* [STATED PROBLEM]: Reproduce the material word for word; the images stay out.

* [DATA IN THIS EXERCISE]:
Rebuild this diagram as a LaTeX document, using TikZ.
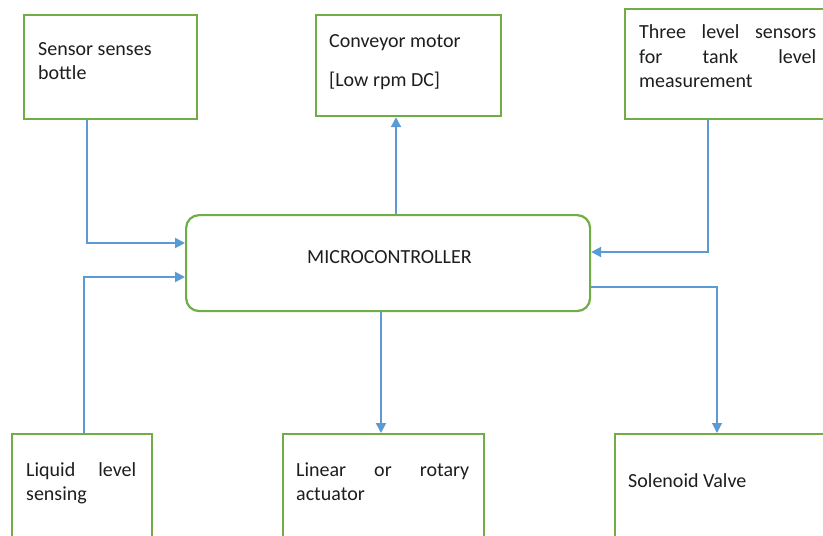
\documentclass[tikz,border=0pt]{standalone}
\usepackage{fontspec}
\setmainfont{Carlito}
\usetikzlibrary{arrows.meta}
\definecolor{boxgreen}{RGB}{112,173,71}
\definecolor{lineblue}{RGB}{91,155,213}
\definecolor{txtcol}{RGB}{30,30,30}
\begin{document}
\begin{tikzpicture}[x=1pt,y=-1pt,
  box/.style={draw=boxgreen, line width=2.2pt, fill=white, inner sep=0pt, anchor=north west},
  conn/.style={draw=lineblue, line width=2pt, -{Triangle[length=10pt,width=10pt]}},
  thinconn/.style={draw=lineblue, line width=1.1pt, -{Triangle[length=10pt,width=10pt]}},
  txt/.style={inner sep=0pt, anchor=base west, text=txtcol, font=\fontsize{20}{24.5}\selectfont}]
\useasboundingbox (0,0) rectangle (823,536);
\clip (0,0) rectangle (823,536);
\fill[white] (0,0) rectangle (823,536);
% boxes
\node[box, minimum width=173, minimum height=104] (b1) at (23,14) {};
\node[box, minimum width=185, minimum height=101] (b2) at (315,14) {};
\node[box, minimum width=216, minimum height=110] (b3) at (624,8) {};
\node[box, minimum width=404, minimum height=96, rounded corners=13pt] (mcu) at (185,214) {};
\node[box, minimum width=140, minimum height=130] (b4) at (11,433) {};
\node[box, minimum width=201, minimum height=130] (b5) at (282,433) {};
\node[box, minimum width=230, minimum height=130] (b6) at (614,433) {};
% texts
\node[txt] (t1) at (38,55) {\begin{tabular}[t]{@{}l@{}}Sensor senses\\bottle\end{tabular}};
\node[txt] (t2) at (329,47) {\begin{tabular}[t]{@{}l@{}}Conveyor motor\\[14.5pt]{[}Low rpm DC{]}\end{tabular}};
\node[txt] (t3) at (639,38.5) {\begin{tabular}[t]{@{}l@{}}\makebox[177pt][s]{Three level sensors}\\\makebox[177pt][s]{for tank level}\\measurement\end{tabular}};
\node[txt] (tm) at (307,263) {MICROCONTROLLER};
\node[txt] (t4) at (26,476) {\begin{tabular}[t]{@{}l@{}}\makebox[110pt][s]{Liquid level}\\sensing\end{tabular}};
\node[txt] (t5) at (296,476) {\begin{tabular}[t]{@{}l@{}}\makebox[173pt][s]{Linear or rotary}\\actuator\end{tabular}};
\node[txt] (t6) at (628,487) {Solenoid Valve};
% connector bends
\coordinate (c1) at (87,243);
\coordinate (c2) at (84,277);
\coordinate (c3) at (396,160);
\coordinate (c4) at (708,252);
\coordinate (c5) at (717,287);
\coordinate (c6) at (381,370);
% connectors
\draw[conn] (b1.south -| c1) |- (mcu.west |- c1);
\draw[conn] (b4.north -| c2) |- (mcu.west |- c2);
\draw[conn] (mcu.north -| c3) -- (b2.south -| c3);
\draw[conn] (b3.south -| c4) |- (mcu.east |- c4);
\draw[thinconn] (mcu.east |- c5) -| (b6.north -| c5);
\draw[conn] (mcu.south -| c6) -- (b5.north -| c6);
\end{tikzpicture}
\end{document}
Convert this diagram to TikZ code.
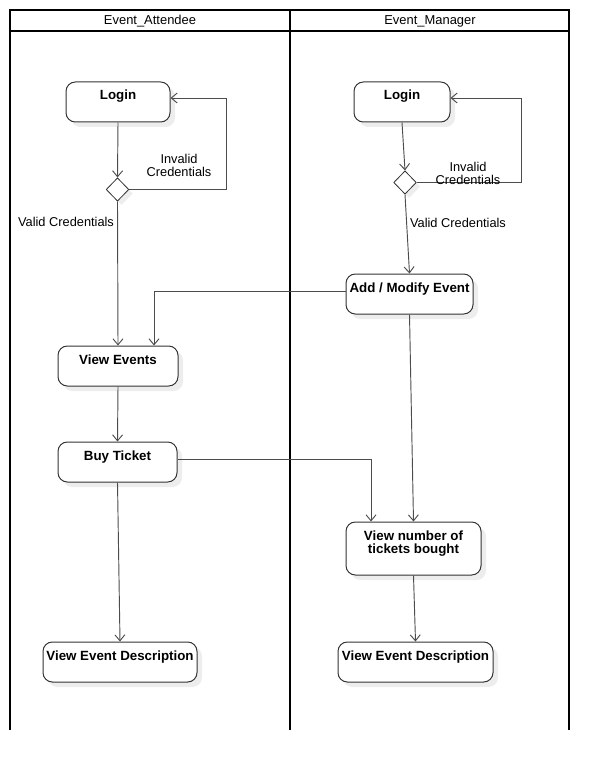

* [REPLY]:
Rebuild this diagram as a LaTeX document, using TikZ.
\documentclass[tikz,border=0pt]{standalone}
\usepackage{fontspec}
\setmainfont{Carlito}
\usetikzlibrary{arrows.meta}
\definecolor{boxgreen}{RGB}{112,173,71}
\definecolor{lineblue}{RGB}{91,155,213}
\definecolor{txtcol}{RGB}{30,30,30}
\begin{document}
\begin{tikzpicture}[x=1pt,y=-1pt,
  box/.style={draw=boxgreen, line width=2.2pt, fill=white, inner sep=0pt, anchor=north west},
  conn/.style={draw=lineblue, line width=2pt, -{Triangle[length=10pt,width=10pt]}},
  thinconn/.style={draw=lineblue, line width=1.1pt, -{Triangle[length=10pt,width=10pt]}},
  txt/.style={inner sep=0pt, anchor=base west, text=txtcol, font=\fontsize{20}{24.5}\selectfont}]
\useasboundingbox (0,0) rectangle (823,536);
\clip (0,0) rectangle (823,536);
\fill[white] (0,0) rectangle (823,536);
% boxes
\node[box, minimum width=173, minimum height=104] (b1) at (23,14) {};
\node[box, minimum width=185, minimum height=101] (b2) at (315,14) {};
\node[box, minimum width=216, minimum height=110] (b3) at (624,8) {};
\node[box, minimum width=404, minimum height=96, rounded corners=13pt] (mcu) at (185,214) {};
\node[box, minimum width=140, minimum height=130] (b4) at (11,433) {};
\node[box, minimum width=201, minimum height=130] (b5) at (282,433) {};
\node[box, minimum width=230, minimum height=130] (b6) at (614,433) {};
% texts
\node[txt] (t1) at (38,55) {\begin{tabular}[t]{@{}l@{}}Sensor senses\\bottle\end{tabular}};
\node[txt] (t2) at (329,47) {\begin{tabular}[t]{@{}l@{}}Conveyor motor\\[14.5pt]{[}Low rpm DC{]}\end{tabular}};
\node[txt] (t3) at (639,38.5) {\begin{tabular}[t]{@{}l@{}}\makebox[177pt][s]{Three level sensors}\\\makebox[177pt][s]{for tank level}\\measurement\end{tabular}};
\node[txt] (tm) at (307,263) {MICROCONTROLLER};
\node[txt] (t4) at (26,476) {\begin{tabular}[t]{@{}l@{}}\makebox[110pt][s]{Liquid level}\\sensing\end{tabular}};
\node[txt] (t5) at (296,476) {\begin{tabular}[t]{@{}l@{}}\makebox[173pt][s]{Linear or rotary}\\actuator\end{tabular}};
\node[txt] (t6) at (628,487) {Solenoid Valve};
% connector bends
\coordinate (c1) at (87,243);
\coordinate (c2) at (84,277);
\coordinate (c3) at (396,160);
\coordinate (c4) at (708,252);
\coordinate (c5) at (717,287);
\coordinate (c6) at (381,370);
% connectors
\draw[conn] (b1.south -| c1) |- (mcu.west |- c1);
\draw[conn] (b4.north -| c2) |- (mcu.west |- c2);
\draw[conn] (mcu.north -| c3) -- (b2.south -| c3);
\draw[conn] (b3.south -| c4) |- (mcu.east |- c4);
\draw[thinconn] (mcu.east |- c5) -| (b6.north -| c5);
\draw[conn] (mcu.south -| c6) -- (b5.north -| c6);
\end{tikzpicture}
\end{document}
Convert this diagram to TikZ code.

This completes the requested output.